Kuhn ( 1962 dalam The
Structure of Scientific Revolutions mendefinisikan ‘ Paradigma
Ilmiah sebagai contoh yang diterima tentang praktek ilmiah sebenarnya,
contoh-contoh termasuk hukum, teori, aplikasi, dan instrumentalisasi secara
bersama-sama yang menyediakan model yang darinya muncul tradisi yang koheren
dari penelitian ilmiah.[1]
Capra (1996) mendefinisikan paradigma sebagai ‘konstelasi konsep,
nilai-nilai persepsi dan praktek yang dialami bersama oleh masyarakat, yang
membentuk visi khusus tentang realitas sebagai dasar tentang cara
mengorganisasian dirinya.[2]
Empat pandangan dunia dalam metode Kualitatif
1.
Pandangan-Dunia
Post-positivisme
Asumsi-asumsi
post-positivis merepresentaikan bentuk tradisional penelitian, yang
kebenarannya lebih sering disematkan untuk penelitian kuantitatif ketimbang
penelitian kualitatif.[3]
Pandangan dunia ini terkadang disebut sebagai metode saintifik atau
penelitian sains. Ada pula yang menyebutnya sebagai penelitian poritivis/post-positivis,sains
empiris, dan post positivisme, istilah terakhir disebut post-positivisme. Kaum Post-Positivis
mempertahankan filsafat deterministik bahwa sebab-sebab ( faktor-faktor
kausatif ) sangat mungkin menentukan akibat atau hasil akhir.
Pengetahuan yang
berkembang melalui kacamata kaum post-positivis selalu didasarkan pada
observasi dan pengujian yang sangat cermat terhadap realitas objektif yang
muncul di dunia ‘’luar sana.’’ Untuk itulah, melakukan observasi dan meneliti
perilaku individu-individu dengan berlandaskan pada ukuran angka-angka dianggap
sebagai aktivitas yang amat penting bagi kaum post-positivis. Akibatnya, muncul
hukum-hukum atau teori-teori yangmengatur dunia, yang menuntut adanya pengujian
dan verifikasi atas kebenaran teori-teori tersebut agar dunia ini dapat
dipahami oleh manusia. Untuk itulah, dalam metode saintifik, salah satu pendekatan
penelitian yang telah disepakati oleh kaum post-positivis, seorang peneliti
harus mengawali penelitiannya dengan menguji teori tertentu, lalu mengumpulkan
data baik yang mendukung maupun yang membantah teori tersebut, baru kemudian
membuat perbaikan-perbaikan lanjutan sebelum dilakukan pengujian ulang.[4]
Phillips dan Burbules (
2000 ). Sejumlah asumsi dasar yang menjadi inti dalam paradigma penelitian
post-positivis, antara lain[5]:
1.
Pengetahuan
bersifat konjektural/terkaan ( dan anti fondasional/tidak berlandasan apapun ).

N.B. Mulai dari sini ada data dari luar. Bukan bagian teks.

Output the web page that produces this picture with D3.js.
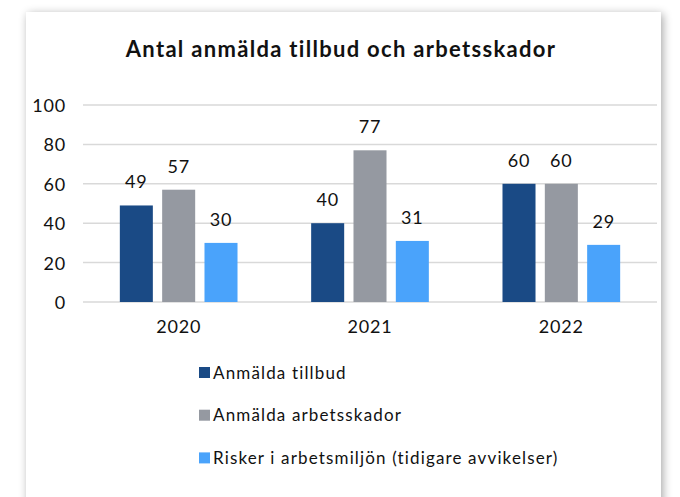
<!DOCTYPE html>
<html>
<head>
<meta charset="utf-8">
<script src="https://cdn.jsdelivr.net/npm/d3@7"></script>
<style>
  html, body { margin: 0; padding: 0; background: #ffffff; }
  svg { display: block; }
  text { font-family: "Lato", "Noto Sans", sans-serif; fill: #111; }
</style>
</head>
<body>
<script>
const title = "Antal anmälda tillbud och arbetsskador";
const years = ["2020", "2021", "2022"];
const seriesNames = ["Anmälda tillbud", "Anmälda arbetsskador", "Risker i arbetsmiljön (tidigare avvikelser)"];
const tillbud = [49, 40, 60];
const arbetsskador = [57, 77, 60];
const risker = [30, 31, 29];
const yTicks = [0, 20, 40, 60, 80, 100];
const colors = ["#1A4A85", "#9599A1", "#4AA3FB"];

const seriesValues = [tillbud, arbetsskador, risker];
const W = 680, H = 497;

const svg = d3.select("body").append("svg").attr("width", W).attr("height", H);

const defs = svg.append("defs");
const f = defs.append("filter").attr("id", "shadow").attr("x", "-10%").attr("y", "-10%").attr("width", "120%").attr("height", "120%");
f.append("feGaussianBlur").attr("in", "SourceAlpha").attr("stdDeviation", 5);
f.append("feOffset").attr("dx", 2).attr("dy", 2).attr("result", "b");
f.append("feComponentTransfer").append("feFuncA").attr("type", "linear").attr("slope", 0.35);
const m = f.append("feMerge");
m.append("feMergeNode");
m.append("feMergeNode").attr("in", "SourceGraphic");

svg.append("rect").attr("x", 26).attr("y", 12).attr("width", 635).attr("height", 520)
  .attr("fill", "#fff").attr("filter", "url(#shadow)");

svg.append("text").attr("x", 341).attr("y", 57).attr("text-anchor", "middle")
  .style("font-size", "22px").style("font-weight", "bold").style("letter-spacing", "1.3px")
  .text(title);

const x0 = d3.scaleBand().domain(years).range([83, 657]).padding(0);
const x1 = d3.scaleBand().domain(d3.range(3)).range([0, x0.bandwidth()]).paddingInner(0.22).paddingOuter(0.87);
const y = d3.scaleLinear().domain([0, 100]).range([302, 105]);

// gridlines
svg.append("g").selectAll("line").data(yTicks).join("line")
  .attr("x1", 83).attr("x2", 657)
  .attr("y1", d => y(d)).attr("y2", d => y(d))
  .attr("stroke", "#d9d9d9").attr("stroke-width", 1.5);

// y axis labels
const yAxis = d3.axisLeft(y).tickValues(yTicks).tickSize(0).tickPadding(0);
const yg = svg.append("g").attr("transform", "translate(66,0)").call(yAxis);
yg.select(".domain").remove();
yg.selectAll("text").style("font-size", "18px").style("letter-spacing", "0.8px")
  .attr("fill", "#111").attr("dy", "0.36em");

// x axis labels
const xAxis = d3.axisBottom(x0).tickSize(0).tickPadding(0);
const xg = svg.append("g").attr("transform", "translate(0,320)").call(xAxis);
xg.select(".domain").remove();
xg.selectAll("text").style("font-size", "18px").style("letter-spacing", "0.8px")
  .attr("fill", "#111").attr("dy", "0.74em");

// bars
const groups = svg.append("g").selectAll("g").data(years).join("g")
  .attr("transform", d => `translate(${x0(d)},0)`);

groups.each(function(yr, i) {
  const g = d3.select(this);
  const data = seriesValues.map((vals, s) => ({ s, v: vals[i] }));
  g.selectAll("rect").data(data).join("rect")
    .attr("x", d => x1(d.s)).attr("width", x1.bandwidth())
    .attr("y", d => y(d.v)).attr("height", d => y(0) - y(d.v))
    .attr("fill", d => colors[d.s]);
  g.selectAll("text.lbl").data(data).join("text").attr("class", "lbl")
    .attr("x", d => x1(d.s) + x1.bandwidth() / 2)
    .attr("y", d => y(d.v) - 17)
    .attr("text-anchor", "middle")
    .style("font-size", "18px").style("letter-spacing", "0.8px")
    .text(d => d.v);
});

// legend
const legend = svg.append("g").selectAll("g").data(seriesNames).join("g")
  .attr("transform", (d, i) => `translate(199,${372.5 + i * 42.7})`);
legend.append("rect").attr("x", 0).attr("y", -5.5).attr("width", 11).attr("height", 11)
  .attr("fill", (d, i) => colors[i]);
legend.append("text").attr("x", 14).attr("y", 0).attr("dy", "0.36em")
  .style("font-size", "17px").style("letter-spacing", "1.15px").text(d => d);
</script>
</body>
</html>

Bahwa kita tidak akan pernah mendapatkan kebenaran absolut. Untuk itulah, bukti
yang dibangun dalam penelitian sering kali lemah dan tidak sempurna. Karena
alasan ini pula, banyak peneliti yang berujar bahwa mereka tidak dapat
membuktikan hipotesisnya; bahkan, tak jarang
mereka juga gagal untuk menyangkal hipotesisnya.[6]
2.
Penelitian
merupakan proses membuat klaim-klaim, kemudian menyaring sebagian klaim
tersebut menjadi ‘’klain-klaim lain’’ yang kebenarannya jauh lebih kuat.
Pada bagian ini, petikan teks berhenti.